** START OF Information shown **

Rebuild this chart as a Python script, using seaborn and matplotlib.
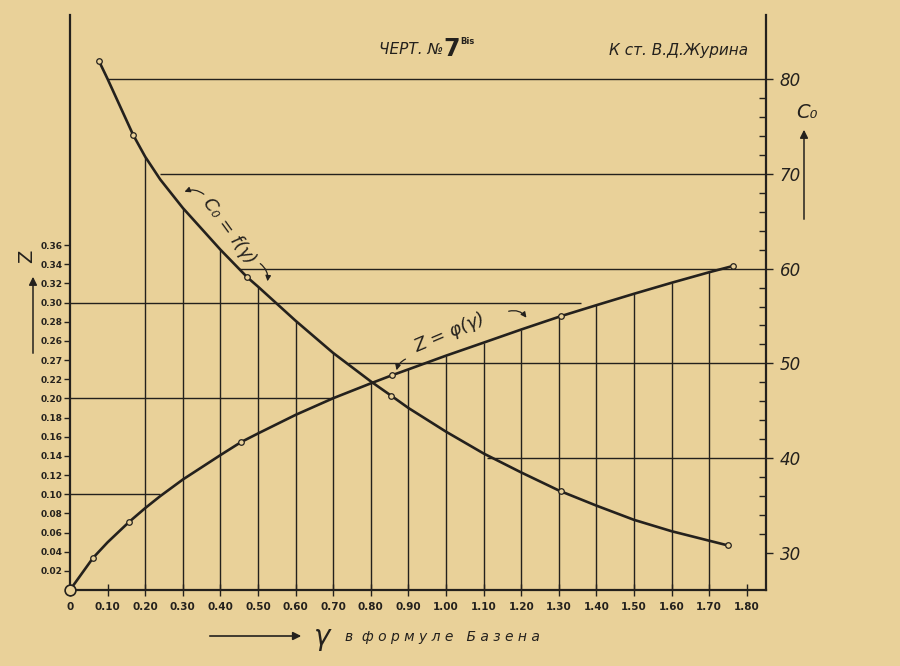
import numpy as np
import matplotlib
matplotlib.use("Agg")
import matplotlib.pyplot as plt
import seaborn as sns

# C0 = f(gamma) (right axis)
c0_gamma = [0.077, 0.10, 0.168, 0.20, 0.24, 0.30, 0.40, 0.471, 0.50, 0.60, 0.70, 0.80,
            0.854, 0.90, 1.00, 1.10, 1.20, 1.30, 1.306, 1.40, 1.50, 1.60, 1.70, 1.75]
c0_vals = [81.9, 80.0, 74.1, 71.8, 69.4, 66.4, 62.0, 59.1, 58.1, 54.5, 51.1, 48.1,
           46.6, 45.3, 42.8, 40.5, 38.5, 36.6, 36.5, 35.0, 33.5, 32.3, 31.3, 30.8]
# measured points (small circles) on the C0 curve
c0_pts_gamma = [0.077, 0.168, 0.471, 0.854, 1.306, 1.75]
c0_pts_vals = [81.9, 74.1, 59.1, 46.6, 36.5, 30.8]

# Z = phi(gamma) (left axis)
z_gamma = [0.0, 0.061, 0.10, 0.157, 0.20, 0.24, 0.30, 0.40, 0.455, 0.50, 0.60, 0.70, 0.80,
           0.856, 0.90, 1.00, 1.10, 1.20, 1.30, 1.306, 1.40, 1.50, 1.60, 1.70, 1.763]
z_vals = [0.0, 0.0334, 0.0498, 0.071, 0.0855, 0.098, 0.1153, 0.1408, 0.1544, 0.1634, 0.1828,
          0.2002, 0.2157, 0.2241, 0.2303, 0.2446, 0.2582, 0.2719, 0.2851, 0.2859, 0.2973,
          0.3092, 0.3207, 0.3317, 0.3382]
z_pts_gamma = [0.061, 0.157, 0.455, 0.856, 1.306, 1.763]
z_pts_vals = [0.0334, 0.071, 0.1544, 0.2241, 0.2859, 0.3382]

# horizontal guide lines: level and gamma where they start / end
z_guides = [0.10, 0.20, 0.30]
z_guide_end = [0.24, 0.70, 1.36]
c0_guides = [80, 70, 60, 50, 40]
c0_guide_start = [0.10, 0.24, 0.45, 0.74, 1.11]

# vertical guide lines at the gamma grid, up to the upper curve
vert_c0 = [0.20, 0.30, 0.40, 0.50, 0.60, 0.70, 0.80]
vert_z = [0.90, 1.00, 1.10, 1.20, 1.30, 1.40, 1.50, 1.60, 1.70]

x_ticks = [0, 0.10, 0.20, 0.30, 0.40, 0.50, 0.60, 0.70, 0.80, 0.90, 1.00,
           1.10, 1.20, 1.30, 1.40, 1.50, 1.60, 1.70, 1.80]
x_labels = ["0", "0.10", "0.20", "0.30", "0.40", "0.50", "0.60", "0.70", "0.80", "0.90", "1.00",
            "1.10", "1.20", "1.30", "1.40", "1.50", "1.60", "1.70", "1.80"]
z_ticks = [0.02, 0.04, 0.06, 0.08, 0.10, 0.12, 0.14, 0.16, 0.18, 0.20, 0.22,
           0.24, 0.26, 0.28, 0.30, 0.32, 0.34, 0.36]
z_labels = ["0.02", "0.04", "0.06", "0.08", "0.10", "0.12", "0.14", "0.16", "0.18", "0.20", "0.22",
            "0.27", "0.26", "0.28", "0.30", "0.32", "0.34", "0.36"]
c0_ticks = [30, 40, 50, 60, 70, 80]

paper = "#E9D199"
ink = "#24211d"

sns.set_theme(style="ticks")
plt.rcParams["font.family"] = ["DejaVu Sans"]
plt.rcParams["axes.edgecolor"] = ink
plt.rcParams["text.color"] = ink
plt.rcParams["xtick.color"] = ink
plt.rcParams["ytick.color"] = ink

fig = plt.figure(figsize=(9, 6.66), dpi=100, facecolor=paper)
ax = fig.add_axes([70 / 900, 1 - 590 / 666, 696 / 900, 575 / 666])
ax.set_facecolor(paper)
ax2 = ax.twinx()

xmax = 696 / 376
c0_bottom = 26.1
ax.set_xlim(0, xmax)
ax.set_ylim(0, 575 / 958)
ax2.set_ylim(c0_bottom, 86.75)

# guide lines
ax.hlines(z_guides, 0, z_guide_end, color=ink, lw=1.0)
ax2.hlines(c0_guides, c0_guide_start, xmax, color=ink, lw=1.0)
c0_lookup = dict(zip(c0_gamma, c0_vals))
z_lookup = dict(zip(z_gamma, z_vals))
ax2.vlines(vert_c0, c0_bottom, [c0_lookup[g] for g in vert_c0], color=ink, lw=1.0)
ax.vlines(vert_z, 0, [z_lookup[g] for g in vert_z], color=ink, lw=1.0)

# curves
sns.lineplot(x=z_gamma, y=z_vals, ax=ax, color=ink, lw=1.9, sort=False, estimator=None)
sns.lineplot(x=c0_gamma, y=c0_vals, ax=ax2, color=ink, lw=1.9, sort=False, estimator=None)
sns.scatterplot(x=z_pts_gamma, y=z_pts_vals, ax=ax, marker="o", s=16,
                facecolor=paper, edgecolor=ink, linewidth=0.9, zorder=5, clip_on=False)
sns.scatterplot(x=c0_pts_gamma, y=c0_pts_vals, ax=ax2, marker="o", s=16,
                facecolor=paper, edgecolor=ink, linewidth=0.9, zorder=5, clip_on=False)
sns.scatterplot(x=[0], y=[0], ax=ax, marker="o", s=60, facecolor=paper,
                edgecolor=ink, linewidth=1.2, zorder=6, clip_on=False)

# axes styling
ax.spines["top"].set_visible(False)
ax.spines["right"].set_visible(False)
ax2.spines["top"].set_visible(False)
ax2.spines["left"].set_visible(False)
ax2.spines["bottom"].set_visible(False)
for sp in ["left", "bottom"]:
    ax.spines[sp].set_linewidth(1.6)
ax2.spines["right"].set_linewidth(1.6)

ax.set_xticks(x_ticks)
ax.set_xticklabels(x_labels, fontsize=7.5, fontweight="bold")
ax.tick_params(axis="x", direction="inout", length=9, width=1.0, pad=4)
ax.set_yticks(z_ticks)
ax.set_yticklabels(z_labels, fontsize=6.5, fontweight="bold")
ax.tick_params(axis="y", direction="out", length=4, width=1.0, pad=1.5)

ax2.set_yticks(c0_ticks)
ax2.set_yticklabels([str(t) for t in c0_ticks], fontsize=12, style="italic")
ax2.set_yticks(np.arange(32, 80, 2), minor=True)
ax2.tick_params(axis="y", which="major", direction="out", length=5, width=1.0, pad=5)
ax2.tick_params(axis="y", which="minor", direction="in", length=5, width=1.0)
ax.set_xlabel("")
ax.set_ylabel("")
ax2.set_ylabel("")


def fp(x, y):
    return (x / 900, 1 - y / 666)


# curve labels
fig.text(*fp(229, 231), "C₀ = f(γ)", rotation=-54, fontsize=13, style="italic",
         ha="center", va="center")
fig.text(*fp(450, 333), "Z = φ(γ)", rotation=23, fontsize=13, style="italic",
         ha="center", va="center")
arrow = dict(arrowstyle="-|>", color=ink, lw=0.9, mutation_scale=8)
ax.annotate("", xy=fp(182, 193), xytext=fp(206, 196), xycoords="figure fraction",
            arrowprops=dict(connectionstyle="arc3,rad=0.35", **arrow))
ax.annotate("", xy=fp(267, 284), xytext=fp(258, 262), xycoords="figure fraction",
            arrowprops=dict(connectionstyle="arc3,rad=-0.35", **arrow))
ax.annotate("", xy=fp(396, 373), xytext=fp(408, 358), xycoords="figure fraction",
            arrowprops=dict(connectionstyle="arc3,rad=0.3", **arrow))
ax.annotate("", xy=fp(528, 320), xytext=fp(506, 312), xycoords="figure fraction",
            arrowprops=dict(connectionstyle="arc3,rad=-0.4", **arrow))

# axis captions
fig.text(*fp(27, 256), "Z", fontsize=14, rotation=90, ha="center", va="center")
ax.annotate("", xy=fp(33, 274), xytext=fp(33, 356), xycoords="figure fraction",
            arrowprops=dict(arrowstyle="-|>", color=ink, lw=1.1, mutation_scale=12))
fig.text(*fp(807, 113), "C₀", fontsize=14, style="italic", ha="center", va="center")
ax.annotate("", xy=fp(804, 127), xytext=fp(804, 222), xycoords="figure fraction",
            arrowprops=dict(arrowstyle="-|>", color=ink, lw=1.1, mutation_scale=12))
ax.annotate("", xy=fp(304, 636), xytext=fp(207, 636), xycoords="figure fraction",
            arrowprops=dict(arrowstyle="-|>", color=ink, lw=1.2, mutation_scale=12))
fig.text(*fp(322, 637), "γ", fontsize=20, style="italic", ha="center", va="center")
fig.text(*fp(345, 637), "в  ф о р м у л е   Б а з е н а", fontsize=10, style="italic",
         ha="left", va="center")

# header
fig.text(*fp(411, 50), "ЧЕРТ. №", fontsize=11, style="italic", ha="center", va="center")
fig.text(*fp(452, 49), "7", fontsize=17, fontweight="bold", ha="center", va="center")
fig.text(*fp(467, 42), "Bis", fontsize=6, fontweight="bold", ha="center", va="center")
fig.text(*fp(679, 51), "К ст. В.Д.Журина", fontsize=11, style="italic", ha="center", va="center")

fig.savefig("out.png", dpi=100, facecolor=paper)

** END OF Information shown **

▶ **Requirements**: Your task is to return the lines above, from the first one up to and including the line containing "import seaborn as sns", minus any pictures.

▶ **Complete answer**:
Rebuild this chart as a Python script, using seaborn and matplotlib.
import numpy as np
import matplotlib
matplotlib.use("Agg")
import matplotlib.pyplot as plt
import seaborn as sns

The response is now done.